→ **Dataset content**:
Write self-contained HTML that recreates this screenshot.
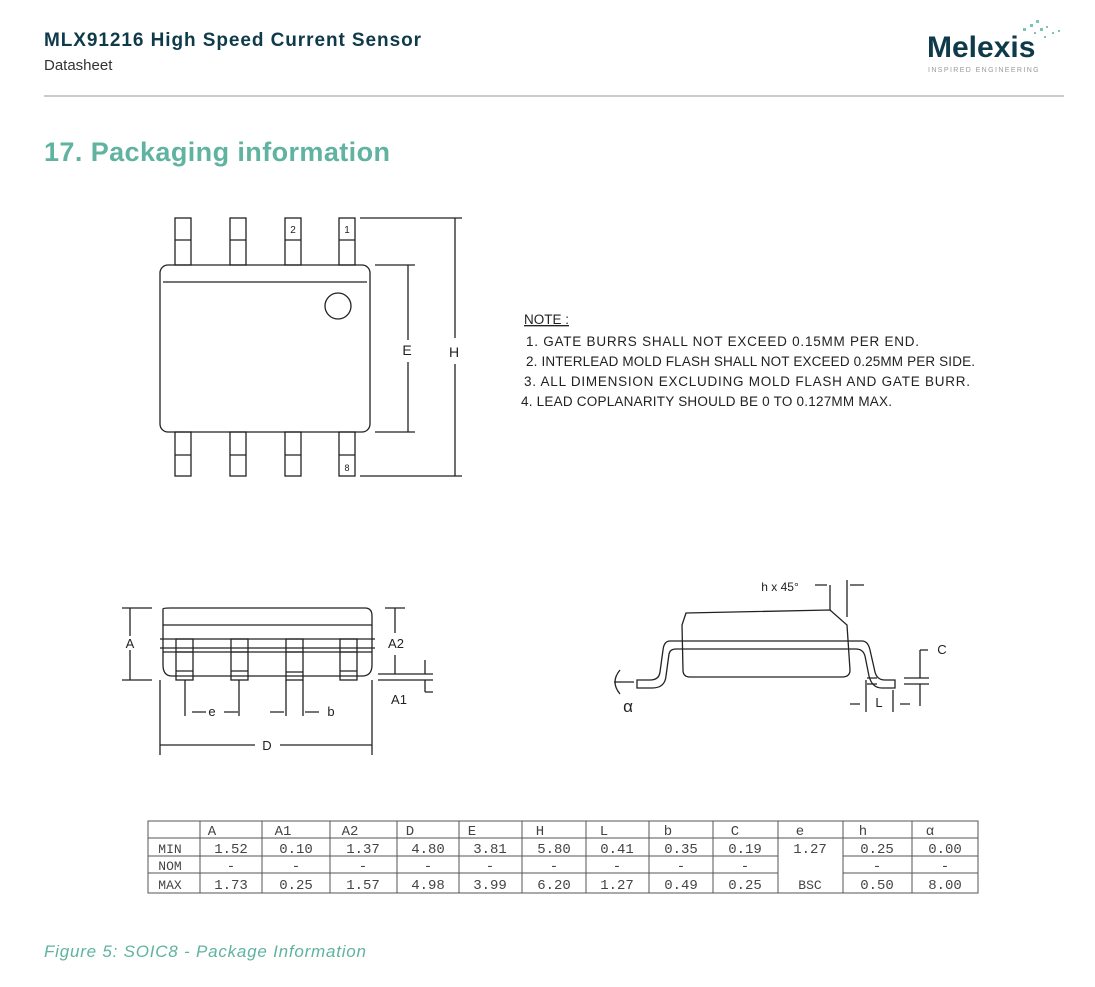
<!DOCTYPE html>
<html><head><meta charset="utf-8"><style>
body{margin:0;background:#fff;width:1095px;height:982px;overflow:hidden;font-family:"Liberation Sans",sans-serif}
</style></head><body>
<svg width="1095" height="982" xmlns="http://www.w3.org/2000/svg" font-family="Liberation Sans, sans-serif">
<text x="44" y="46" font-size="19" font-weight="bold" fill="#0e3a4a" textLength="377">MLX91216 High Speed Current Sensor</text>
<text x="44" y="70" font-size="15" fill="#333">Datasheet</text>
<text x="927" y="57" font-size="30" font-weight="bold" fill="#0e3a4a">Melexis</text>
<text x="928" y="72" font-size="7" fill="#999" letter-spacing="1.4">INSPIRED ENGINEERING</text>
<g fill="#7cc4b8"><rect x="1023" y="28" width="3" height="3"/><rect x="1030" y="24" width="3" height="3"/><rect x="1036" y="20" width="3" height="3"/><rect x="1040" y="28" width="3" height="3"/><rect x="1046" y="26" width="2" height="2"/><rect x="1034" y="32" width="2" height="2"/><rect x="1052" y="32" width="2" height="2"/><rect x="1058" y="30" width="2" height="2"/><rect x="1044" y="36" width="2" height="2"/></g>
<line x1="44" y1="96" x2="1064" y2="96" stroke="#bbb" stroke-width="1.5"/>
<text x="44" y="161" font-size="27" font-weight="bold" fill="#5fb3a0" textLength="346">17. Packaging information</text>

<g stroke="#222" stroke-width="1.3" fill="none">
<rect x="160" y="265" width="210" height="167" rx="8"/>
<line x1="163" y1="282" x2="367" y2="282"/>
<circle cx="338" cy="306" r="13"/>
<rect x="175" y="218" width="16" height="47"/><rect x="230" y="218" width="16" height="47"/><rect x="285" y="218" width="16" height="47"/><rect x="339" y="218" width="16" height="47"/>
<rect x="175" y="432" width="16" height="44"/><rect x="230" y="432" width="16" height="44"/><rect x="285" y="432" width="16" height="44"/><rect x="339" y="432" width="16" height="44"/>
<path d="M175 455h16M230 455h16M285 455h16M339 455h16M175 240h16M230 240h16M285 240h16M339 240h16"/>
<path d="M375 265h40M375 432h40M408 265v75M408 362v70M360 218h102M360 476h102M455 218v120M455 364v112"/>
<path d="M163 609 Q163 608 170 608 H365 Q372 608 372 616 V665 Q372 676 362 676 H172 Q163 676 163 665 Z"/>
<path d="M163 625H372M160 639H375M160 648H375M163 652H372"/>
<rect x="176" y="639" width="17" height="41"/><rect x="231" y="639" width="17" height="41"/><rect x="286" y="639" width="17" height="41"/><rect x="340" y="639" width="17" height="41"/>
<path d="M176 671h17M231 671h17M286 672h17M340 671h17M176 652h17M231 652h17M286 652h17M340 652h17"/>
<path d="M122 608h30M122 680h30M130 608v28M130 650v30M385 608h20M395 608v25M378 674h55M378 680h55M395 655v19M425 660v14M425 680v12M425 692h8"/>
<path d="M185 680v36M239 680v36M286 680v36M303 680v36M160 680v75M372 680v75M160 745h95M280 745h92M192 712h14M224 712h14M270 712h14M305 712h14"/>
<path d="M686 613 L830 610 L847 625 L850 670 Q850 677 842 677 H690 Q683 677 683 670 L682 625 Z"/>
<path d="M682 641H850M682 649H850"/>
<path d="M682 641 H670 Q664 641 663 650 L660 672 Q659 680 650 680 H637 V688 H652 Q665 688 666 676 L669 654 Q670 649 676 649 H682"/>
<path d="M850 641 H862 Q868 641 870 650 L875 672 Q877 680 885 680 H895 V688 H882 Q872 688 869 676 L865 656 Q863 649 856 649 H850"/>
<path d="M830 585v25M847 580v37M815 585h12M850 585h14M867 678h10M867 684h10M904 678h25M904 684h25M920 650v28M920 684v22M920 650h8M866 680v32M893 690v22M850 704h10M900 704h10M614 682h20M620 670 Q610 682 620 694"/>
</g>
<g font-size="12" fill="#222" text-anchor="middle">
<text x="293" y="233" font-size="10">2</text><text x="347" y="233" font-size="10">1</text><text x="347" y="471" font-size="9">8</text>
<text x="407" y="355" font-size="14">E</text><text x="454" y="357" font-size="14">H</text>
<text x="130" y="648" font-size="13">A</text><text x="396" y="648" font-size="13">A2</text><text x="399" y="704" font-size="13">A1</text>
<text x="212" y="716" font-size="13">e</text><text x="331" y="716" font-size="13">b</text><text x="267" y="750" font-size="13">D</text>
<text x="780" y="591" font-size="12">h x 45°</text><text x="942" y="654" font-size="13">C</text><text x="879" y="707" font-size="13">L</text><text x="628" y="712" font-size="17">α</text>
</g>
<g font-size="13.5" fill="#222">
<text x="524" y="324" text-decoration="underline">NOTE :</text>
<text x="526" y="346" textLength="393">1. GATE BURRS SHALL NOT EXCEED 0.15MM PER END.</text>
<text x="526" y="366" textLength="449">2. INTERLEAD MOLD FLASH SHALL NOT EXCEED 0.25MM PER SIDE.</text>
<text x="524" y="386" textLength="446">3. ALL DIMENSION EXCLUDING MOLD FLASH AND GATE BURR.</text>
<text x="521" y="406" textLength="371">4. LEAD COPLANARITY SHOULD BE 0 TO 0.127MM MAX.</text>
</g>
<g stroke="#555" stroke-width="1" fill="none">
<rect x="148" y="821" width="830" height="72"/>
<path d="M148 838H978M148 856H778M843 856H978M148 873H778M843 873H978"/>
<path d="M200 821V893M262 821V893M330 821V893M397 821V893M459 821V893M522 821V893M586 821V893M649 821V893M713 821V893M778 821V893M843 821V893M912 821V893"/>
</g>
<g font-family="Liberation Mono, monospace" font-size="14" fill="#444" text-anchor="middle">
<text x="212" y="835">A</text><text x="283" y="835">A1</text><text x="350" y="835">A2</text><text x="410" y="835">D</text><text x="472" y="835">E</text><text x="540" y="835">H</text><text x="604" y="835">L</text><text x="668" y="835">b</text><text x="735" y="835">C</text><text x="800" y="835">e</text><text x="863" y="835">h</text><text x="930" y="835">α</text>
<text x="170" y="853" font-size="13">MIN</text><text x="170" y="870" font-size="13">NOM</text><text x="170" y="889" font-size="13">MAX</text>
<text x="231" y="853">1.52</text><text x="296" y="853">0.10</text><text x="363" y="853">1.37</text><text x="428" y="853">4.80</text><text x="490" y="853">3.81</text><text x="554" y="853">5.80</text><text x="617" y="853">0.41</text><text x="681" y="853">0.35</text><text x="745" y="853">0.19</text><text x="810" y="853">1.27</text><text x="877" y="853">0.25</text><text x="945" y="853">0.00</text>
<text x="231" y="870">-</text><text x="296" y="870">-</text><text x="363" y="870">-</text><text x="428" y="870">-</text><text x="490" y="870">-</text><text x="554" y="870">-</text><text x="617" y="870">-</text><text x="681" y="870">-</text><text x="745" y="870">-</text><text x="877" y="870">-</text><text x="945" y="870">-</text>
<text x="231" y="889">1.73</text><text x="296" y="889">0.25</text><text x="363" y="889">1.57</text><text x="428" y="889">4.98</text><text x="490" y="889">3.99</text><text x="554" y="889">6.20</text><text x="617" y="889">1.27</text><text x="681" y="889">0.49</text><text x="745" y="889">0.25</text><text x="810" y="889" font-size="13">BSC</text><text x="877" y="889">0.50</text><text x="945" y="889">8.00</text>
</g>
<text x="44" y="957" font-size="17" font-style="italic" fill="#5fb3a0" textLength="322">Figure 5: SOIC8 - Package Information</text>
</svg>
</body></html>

→ **Work to be completed**:
Return all of the data exactly as written, and drop the pictures.

→ **Correct result**:
Write self-contained HTML that recreates this screenshot.
<!DOCTYPE html>
<html><head><meta charset="utf-8"><style>
body{margin:0;background:#fff;width:1095px;height:982px;overflow:hidden;font-family:"Liberation Sans",sans-serif}
</style></head><body>
<svg width="1095" height="982" xmlns="http://www.w3.org/2000/svg" font-family="Liberation Sans, sans-serif">
<text x="44" y="46" font-size="19" font-weight="bold" fill="#0e3a4a" textLength="377">MLX91216 High Speed Current Sensor</text>
<text x="44" y="70" font-size="15" fill="#333">Datasheet</text>
<text x="927" y="57" font-size="30" font-weight="bold" fill="#0e3a4a">Melexis</text>
<text x="928" y="72" font-size="7" fill="#999" letter-spacing="1.4">INSPIRED ENGINEERING</text>
<g fill="#7cc4b8"><rect x="1023" y="28" width="3" height="3"/><rect x="1030" y="24" width="3" height="3"/><rect x="1036" y="20" width="3" height="3"/><rect x="1040" y="28" width="3" height="3"/><rect x="1046" y="26" width="2" height="2"/><rect x="1034" y="32" width="2" height="2"/><rect x="1052" y="32" width="2" height="2"/><rect x="1058" y="30" width="2" height="2"/><rect x="1044" y="36" width="2" height="2"/></g>
<line x1="44" y1="96" x2="1064" y2="96" stroke="#bbb" stroke-width="1.5"/>
<text x="44" y="161" font-size="27" font-weight="bold" fill="#5fb3a0" textLength="346">17. Packaging information</text>

<g stroke="#222" stroke-width="1.3" fill="none">
<rect x="160" y="265" width="210" height="167" rx="8"/>
<line x1="163" y1="282" x2="367" y2="282"/>
<circle cx="338" cy="306" r="13"/>
<rect x="175" y="218" width="16" height="47"/><rect x="230" y="218" width="16" height="47"/><rect x="285" y="218" width="16" height="47"/><rect x="339" y="218" width="16" height="47"/>
<rect x="175" y="432" width="16" height="44"/><rect x="230" y="432" width="16" height="44"/><rect x="285" y="432" width="16" height="44"/><rect x="339" y="432" width="16" height="44"/>
<path d="M175 455h16M230 455h16M285 455h16M339 455h16M175 240h16M230 240h16M285 240h16M339 240h16"/>
<path d="M375 265h40M375 432h40M408 265v75M408 362v70M360 218h102M360 476h102M455 218v120M455 364v112"/>
<path d="M163 609 Q163 608 170 608 H365 Q372 608 372 616 V665 Q372 676 362 676 H172 Q163 676 163 665 Z"/>
<path d="M163 625H372M160 639H375M160 648H375M163 652H372"/>
<rect x="176" y="639" width="17" height="41"/><rect x="231" y="639" width="17" height="41"/><rect x="286" y="639" width="17" height="41"/><rect x="340" y="639" width="17" height="41"/>
<path d="M176 671h17M231 671h17M286 672h17M340 671h17M176 652h17M231 652h17M286 652h17M340 652h17"/>
<path d="M122 608h30M122 680h30M130 608v28M130 650v30M385 608h20M395 608v25M378 674h55M378 680h55M395 655v19M425 660v14M425 680v12M425 692h8"/>
<path d="M185 680v36M239 680v36M286 680v36M303 680v36M160 680v75M372 680v75M160 745h95M280 745h92M192 712h14M224 712h14M270 712h14M305 712h14"/>
<path d="M686 613 L830 610 L847 625 L850 670 Q850 677 842 677 H690 Q683 677 683 670 L682 625 Z"/>
<path d="M682 641H850M682 649H850"/>
<path d="M682 641 H670 Q664 641 663 650 L660 672 Q659 680 650 680 H637 V688 H652 Q665 688 666 676 L669 654 Q670 649 676 649 H682"/>
<path d="M850 641 H862 Q868 641 870 650 L875 672 Q877 680 885 680 H895 V688 H882 Q872 688 869 676 L865 656 Q863 649 856 649 H850"/>
<path d="M830 585v25M847 580v37M815 585h12M850 585h14M867 678h10M867 684h10M904 678h25M904 684h25M920 650v28M920 684v22M920 650h8M866 680v32M893 690v22M850 704h10M900 704h10M614 682h20M620 670 Q610 682 620 694"/>
</g>
<g font-size="12" fill="#222" text-anchor="middle">
<text x="293" y="233" font-size="10">2</text><text x="347" y="233" font-size="10">1</text><text x="347" y="471" font-size="9">8</text>
<text x="407" y="355" font-size="14">E</text><text x="454" y="357" font-size="14">H</text>
<text x="130" y="648" font-size="13">A</text><text x="396" y="648" font-size="13">A2</text><text x="399" y="704" font-size="13">A1</text>
<text x="212" y="716" font-size="13">e</text><text x="331" y="716" font-size="13">b</text><text x="267" y="750" font-size="13">D</text>
<text x="780" y="591" font-size="12">h x 45°</text><text x="942" y="654" font-size="13">C</text><text x="879" y="707" font-size="13">L</text><text x="628" y="712" font-size="17">α</text>
</g>
<g font-size="13.5" fill="#222">
<text x="524" y="324" text-decoration="underline">NOTE :</text>
<text x="526" y="346" textLength="393">1. GATE BURRS SHALL NOT EXCEED 0.15MM PER END.</text>
<text x="526" y="366" textLength="449">2. INTERLEAD MOLD FLASH SHALL NOT EXCEED 0.25MM PER SIDE.</text>
<text x="524" y="386" textLength="446">3. ALL DIMENSION EXCLUDING MOLD FLASH AND GATE BURR.</text>
<text x="521" y="406" textLength="371">4. LEAD COPLANARITY SHOULD BE 0 TO 0.127MM MAX.</text>
</g>
<g stroke="#555" stroke-width="1" fill="none">
<rect x="148" y="821" width="830" height="72"/>
<path d="M148 838H978M148 856H778M843 856H978M148 873H778M843 873H978"/>
<path d="M200 821V893M262 821V893M330 821V893M397 821V893M459 821V893M522 821V893M586 821V893M649 821V893M713 821V893M778 821V893M843 821V893M912 821V893"/>
</g>
<g font-family="Liberation Mono, monospace" font-size="14" fill="#444" text-anchor="middle">
<text x="212" y="835">A</text><text x="283" y="835">A1</text><text x="350" y="835">A2</text><text x="410" y="835">D</text><text x="472" y="835">E</text><text x="540" y="835">H</text><text x="604" y="835">L</text><text x="668" y="835">b</text><text x="735" y="835">C</text><text x="800" y="835">e</text><text x="863" y="835">h</text><text x="930" y="835">α</text>
<text x="170" y="853" font-size="13">MIN</text><text x="170" y="870" font-size="13">NOM</text><text x="170" y="889" font-size="13">MAX</text>
<text x="231" y="853">1.52</text><text x="296" y="853">0.10</text><text x="363" y="853">1.37</text><text x="428" y="853">4.80</text><text x="490" y="853">3.81</text><text x="554" y="853">5.80</text><text x="617" y="853">0.41</text><text x="681" y="853">0.35</text><text x="745" y="853">0.19</text><text x="810" y="853">1.27</text><text x="877" y="853">0.25</text><text x="945" y="853">0.00</text>
<text x="231" y="870">-</text><text x="296" y="870">-</text><text x="363" y="870">-</text><text x="428" y="870">-</text><text x="490" y="870">-</text><text x="554" y="870">-</text><text x="617" y="870">-</text><text x="681" y="870">-</text><text x="745" y="870">-</text><text x="877" y="870">-</text><text x="945" y="870">-</text>
<text x="231" y="889">1.73</text><text x="296" y="889">0.25</text><text x="363" y="889">1.57</text><text x="428" y="889">4.98</text><text x="490" y="889">3.99</text><text x="554" y="889">6.20</text><text x="617" y="889">1.27</text><text x="681" y="889">0.49</text><text x="745" y="889">0.25</text><text x="810" y="889" font-size="13">BSC</text><text x="877" y="889">0.50</text><text x="945" y="889">8.00</text>
</g>
<text x="44" y="957" font-size="17" font-style="italic" fill="#5fb3a0" textLength="322">Figure 5: SOIC8 - Package Information</text>
</svg>
</body></html>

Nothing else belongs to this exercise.